> [Task brief]: Reproduce nothing but the lines from the one with "Generate a Python" through the one with "import pandas as pd", exactly and with both ends. Omit pictures.
* Begin The records *
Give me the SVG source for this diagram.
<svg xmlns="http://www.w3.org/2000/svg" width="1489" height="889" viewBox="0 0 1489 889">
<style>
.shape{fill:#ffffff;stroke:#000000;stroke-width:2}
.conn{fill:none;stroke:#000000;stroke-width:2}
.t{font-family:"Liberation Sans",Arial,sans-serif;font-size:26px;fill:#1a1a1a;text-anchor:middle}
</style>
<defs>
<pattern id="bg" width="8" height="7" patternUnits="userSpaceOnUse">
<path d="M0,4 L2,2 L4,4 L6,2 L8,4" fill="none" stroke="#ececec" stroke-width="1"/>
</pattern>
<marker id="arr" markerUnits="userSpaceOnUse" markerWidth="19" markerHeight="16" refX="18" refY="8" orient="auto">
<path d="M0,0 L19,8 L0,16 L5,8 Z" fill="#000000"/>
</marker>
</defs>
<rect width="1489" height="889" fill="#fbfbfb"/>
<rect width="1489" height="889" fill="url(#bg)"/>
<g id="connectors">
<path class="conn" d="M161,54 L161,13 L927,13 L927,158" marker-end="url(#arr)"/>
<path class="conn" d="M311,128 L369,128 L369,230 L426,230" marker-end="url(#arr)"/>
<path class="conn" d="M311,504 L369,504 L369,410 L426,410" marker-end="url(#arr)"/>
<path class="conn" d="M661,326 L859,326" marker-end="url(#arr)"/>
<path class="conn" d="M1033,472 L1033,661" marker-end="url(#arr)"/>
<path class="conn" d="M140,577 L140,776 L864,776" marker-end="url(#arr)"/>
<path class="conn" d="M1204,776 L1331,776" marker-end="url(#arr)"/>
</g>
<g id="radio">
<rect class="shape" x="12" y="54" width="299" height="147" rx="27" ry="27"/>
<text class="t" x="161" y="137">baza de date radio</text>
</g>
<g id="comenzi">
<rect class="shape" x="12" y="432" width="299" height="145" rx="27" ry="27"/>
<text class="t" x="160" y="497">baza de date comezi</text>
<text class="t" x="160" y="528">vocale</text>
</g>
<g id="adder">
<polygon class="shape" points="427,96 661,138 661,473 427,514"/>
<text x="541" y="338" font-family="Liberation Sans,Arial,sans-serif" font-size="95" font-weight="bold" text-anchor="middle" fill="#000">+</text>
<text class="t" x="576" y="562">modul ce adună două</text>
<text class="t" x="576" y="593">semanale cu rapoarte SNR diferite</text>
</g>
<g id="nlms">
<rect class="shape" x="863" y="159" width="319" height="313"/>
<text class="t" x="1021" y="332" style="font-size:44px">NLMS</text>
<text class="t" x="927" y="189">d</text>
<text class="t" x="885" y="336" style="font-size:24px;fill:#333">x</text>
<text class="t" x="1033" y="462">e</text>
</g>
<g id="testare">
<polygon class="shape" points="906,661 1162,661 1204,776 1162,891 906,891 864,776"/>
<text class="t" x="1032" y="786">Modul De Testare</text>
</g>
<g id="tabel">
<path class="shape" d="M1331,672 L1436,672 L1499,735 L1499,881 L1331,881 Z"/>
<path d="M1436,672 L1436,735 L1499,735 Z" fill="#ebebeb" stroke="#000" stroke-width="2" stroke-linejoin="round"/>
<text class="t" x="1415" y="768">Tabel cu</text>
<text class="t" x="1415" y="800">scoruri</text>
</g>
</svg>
* End The records *
* Begin The records *
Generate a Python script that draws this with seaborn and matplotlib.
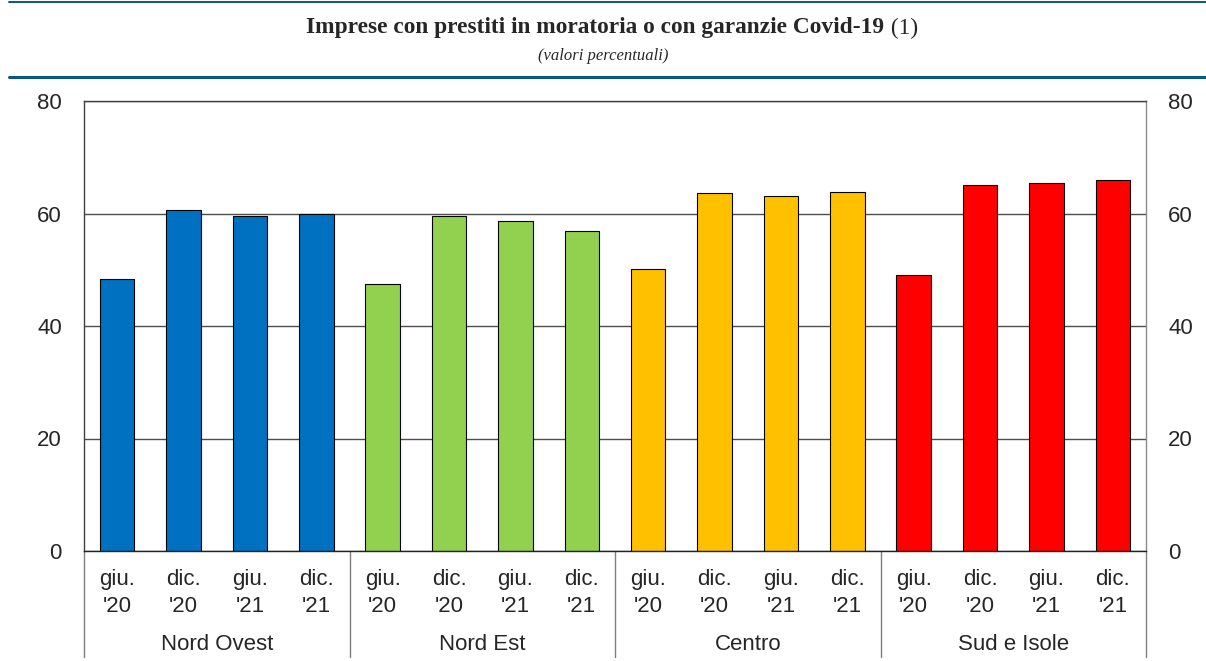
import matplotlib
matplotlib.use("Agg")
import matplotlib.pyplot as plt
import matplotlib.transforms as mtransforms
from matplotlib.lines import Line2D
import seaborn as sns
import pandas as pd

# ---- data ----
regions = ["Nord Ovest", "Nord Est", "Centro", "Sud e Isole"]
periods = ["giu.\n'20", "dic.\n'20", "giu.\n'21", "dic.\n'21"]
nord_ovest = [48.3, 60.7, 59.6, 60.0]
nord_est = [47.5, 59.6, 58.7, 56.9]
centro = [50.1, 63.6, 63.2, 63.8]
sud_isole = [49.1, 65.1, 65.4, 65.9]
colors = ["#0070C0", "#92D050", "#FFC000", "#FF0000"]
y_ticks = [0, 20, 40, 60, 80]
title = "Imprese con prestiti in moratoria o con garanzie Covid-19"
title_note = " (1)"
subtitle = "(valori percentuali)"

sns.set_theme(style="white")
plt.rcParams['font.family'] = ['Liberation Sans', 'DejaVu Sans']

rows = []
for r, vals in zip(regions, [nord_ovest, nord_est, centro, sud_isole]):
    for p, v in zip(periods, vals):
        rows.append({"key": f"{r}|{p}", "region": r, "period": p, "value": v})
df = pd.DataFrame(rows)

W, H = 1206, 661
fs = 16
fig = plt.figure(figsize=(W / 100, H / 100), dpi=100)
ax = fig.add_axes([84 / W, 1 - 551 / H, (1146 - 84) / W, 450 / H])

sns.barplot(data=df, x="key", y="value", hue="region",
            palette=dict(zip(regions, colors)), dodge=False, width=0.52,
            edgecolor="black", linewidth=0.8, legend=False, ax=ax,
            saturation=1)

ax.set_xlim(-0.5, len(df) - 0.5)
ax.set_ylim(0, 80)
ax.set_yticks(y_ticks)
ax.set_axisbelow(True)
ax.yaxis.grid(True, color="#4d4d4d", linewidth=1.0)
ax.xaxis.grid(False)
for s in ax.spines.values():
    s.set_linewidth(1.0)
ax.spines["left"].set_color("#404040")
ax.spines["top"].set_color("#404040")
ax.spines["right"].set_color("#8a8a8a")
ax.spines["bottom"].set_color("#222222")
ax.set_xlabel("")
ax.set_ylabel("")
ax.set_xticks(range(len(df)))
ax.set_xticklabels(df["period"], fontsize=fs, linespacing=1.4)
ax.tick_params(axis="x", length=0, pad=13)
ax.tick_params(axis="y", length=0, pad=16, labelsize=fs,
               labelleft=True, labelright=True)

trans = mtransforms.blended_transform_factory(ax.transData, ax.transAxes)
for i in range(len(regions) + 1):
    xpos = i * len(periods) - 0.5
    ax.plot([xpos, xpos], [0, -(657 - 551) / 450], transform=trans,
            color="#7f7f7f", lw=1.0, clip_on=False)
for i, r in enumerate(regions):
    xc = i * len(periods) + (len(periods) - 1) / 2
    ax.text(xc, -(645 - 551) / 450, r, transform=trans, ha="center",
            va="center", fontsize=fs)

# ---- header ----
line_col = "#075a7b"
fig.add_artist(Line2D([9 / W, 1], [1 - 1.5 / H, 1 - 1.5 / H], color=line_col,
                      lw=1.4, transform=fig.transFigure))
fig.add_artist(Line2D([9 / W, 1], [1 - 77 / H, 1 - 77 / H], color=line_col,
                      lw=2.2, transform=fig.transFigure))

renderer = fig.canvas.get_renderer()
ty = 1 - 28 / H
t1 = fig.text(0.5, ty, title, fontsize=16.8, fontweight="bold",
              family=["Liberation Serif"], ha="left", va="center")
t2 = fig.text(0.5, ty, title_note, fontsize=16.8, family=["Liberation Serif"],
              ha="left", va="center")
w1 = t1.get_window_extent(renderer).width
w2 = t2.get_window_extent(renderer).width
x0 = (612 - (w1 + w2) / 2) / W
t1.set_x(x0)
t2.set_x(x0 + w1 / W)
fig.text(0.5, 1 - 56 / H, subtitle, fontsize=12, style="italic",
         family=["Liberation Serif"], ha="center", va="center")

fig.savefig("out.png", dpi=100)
* End The records *
* Begin The records *
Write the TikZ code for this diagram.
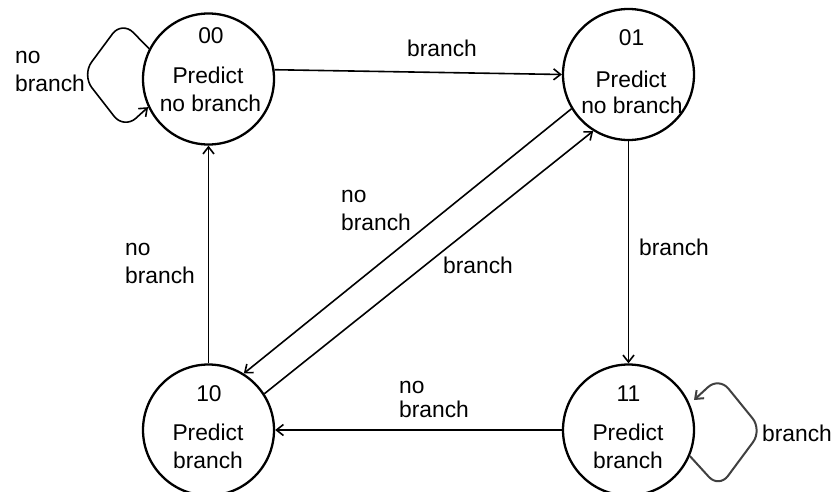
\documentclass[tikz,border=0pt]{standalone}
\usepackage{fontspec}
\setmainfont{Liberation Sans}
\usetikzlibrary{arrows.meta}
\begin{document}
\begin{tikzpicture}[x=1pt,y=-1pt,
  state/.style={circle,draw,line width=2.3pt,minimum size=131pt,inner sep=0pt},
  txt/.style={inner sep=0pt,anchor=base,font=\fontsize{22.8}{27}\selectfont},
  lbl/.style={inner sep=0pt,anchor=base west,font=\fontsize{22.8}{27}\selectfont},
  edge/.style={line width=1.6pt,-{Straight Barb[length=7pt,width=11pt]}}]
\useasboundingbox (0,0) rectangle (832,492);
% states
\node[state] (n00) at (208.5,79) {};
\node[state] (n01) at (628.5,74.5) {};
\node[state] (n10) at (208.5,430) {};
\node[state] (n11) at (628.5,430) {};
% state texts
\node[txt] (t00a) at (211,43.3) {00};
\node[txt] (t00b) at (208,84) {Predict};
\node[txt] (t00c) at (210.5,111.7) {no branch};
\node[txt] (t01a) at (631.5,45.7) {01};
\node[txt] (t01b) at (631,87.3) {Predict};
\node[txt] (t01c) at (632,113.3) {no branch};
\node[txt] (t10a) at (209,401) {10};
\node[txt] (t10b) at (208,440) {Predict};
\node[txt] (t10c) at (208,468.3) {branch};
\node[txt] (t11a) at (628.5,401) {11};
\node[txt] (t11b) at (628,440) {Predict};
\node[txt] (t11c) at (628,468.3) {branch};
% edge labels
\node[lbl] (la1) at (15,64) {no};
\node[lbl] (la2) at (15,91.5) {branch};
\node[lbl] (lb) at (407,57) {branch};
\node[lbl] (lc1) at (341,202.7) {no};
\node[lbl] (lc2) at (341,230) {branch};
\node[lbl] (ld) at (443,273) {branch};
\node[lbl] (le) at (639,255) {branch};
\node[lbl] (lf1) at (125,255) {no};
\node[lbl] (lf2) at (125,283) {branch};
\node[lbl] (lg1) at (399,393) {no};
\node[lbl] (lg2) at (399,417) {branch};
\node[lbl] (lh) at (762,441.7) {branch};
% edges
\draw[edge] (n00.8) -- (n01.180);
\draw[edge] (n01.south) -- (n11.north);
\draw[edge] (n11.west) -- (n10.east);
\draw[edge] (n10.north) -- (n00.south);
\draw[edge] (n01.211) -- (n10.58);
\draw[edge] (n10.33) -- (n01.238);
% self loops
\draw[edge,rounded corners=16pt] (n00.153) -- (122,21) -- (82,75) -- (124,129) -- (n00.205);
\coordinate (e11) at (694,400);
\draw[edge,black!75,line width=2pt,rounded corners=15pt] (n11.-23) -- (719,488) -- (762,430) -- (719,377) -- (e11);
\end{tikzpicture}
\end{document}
* End The records *
> [Written solution]:
Generate a Python script that draws this with seaborn and matplotlib.
import matplotlib
matplotlib.use("Agg")
import matplotlib.pyplot as plt
import matplotlib.transforms as mtransforms
from matplotlib.lines import Line2D
import seaborn as sns
import pandas as pd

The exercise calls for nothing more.